Just recently Kaspersky Lab also uncovered an Advanced Persistent Threat (APT) campaign that targets government institutions in the APAC region. 5 countries including the Philippines are known to have been victimized by the Hellsing cyber espionage group.


The goal is to acquire geopolitical data that can be used for counter intelligence. Apart from information pertaining to tensions in the South China Sea, counter intelligence also has business implications in industries like manufacturing and textile, where being able to offer goods at the cheapest price gives players and unfair advantage.

Hellsing also utilizes spear phishing attacks, sending emails with malicious documents including seemingly harmless PDF files to users known to have connections to government agencies.
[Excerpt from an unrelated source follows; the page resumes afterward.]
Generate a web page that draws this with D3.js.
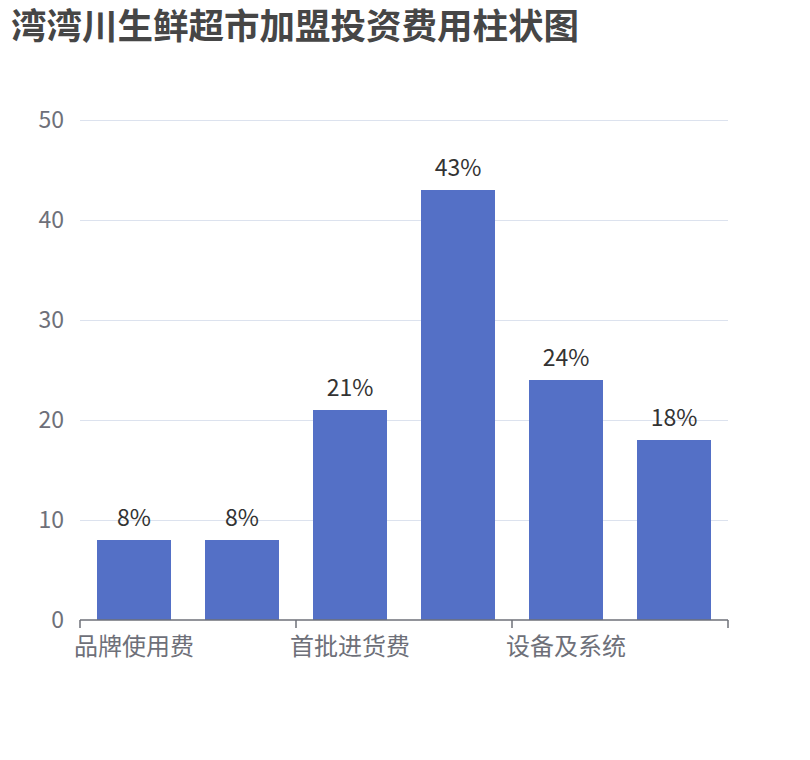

Once files are opened, a backdoor is then installed allowing hackers to take control of the compromised workstation.

Raiu says Hellsing malware has been detected in the Philippines, India, Indonesia, Malaysia and the US but with most victims being government and diplomatic organizations in Malaysia and the Philippines.

Last week Interpol also opened its Global Complex for Innovation in Singapore as a base for police forces, security experts and the private sector to work together to address emerging threats in cyber security.


Interpol Secretary General Jürgen Stock called the launch, “a much needed step in the right direction,” and a response to “worrying trends.”

“As technology development speeds ahead, so do the criminals, quite frankly leaving the world’s governments and their police forces behind,” he said.

The Complex houses a cyber fusion center – an intelligence hub that serves as a “secure and neutral collaboration workspace for the development of cyber intelligence” and a digital forensics laboratory where Interpol works with the likes of Trend Micro and Kaspersky to detect and address new threats from cyber criminals.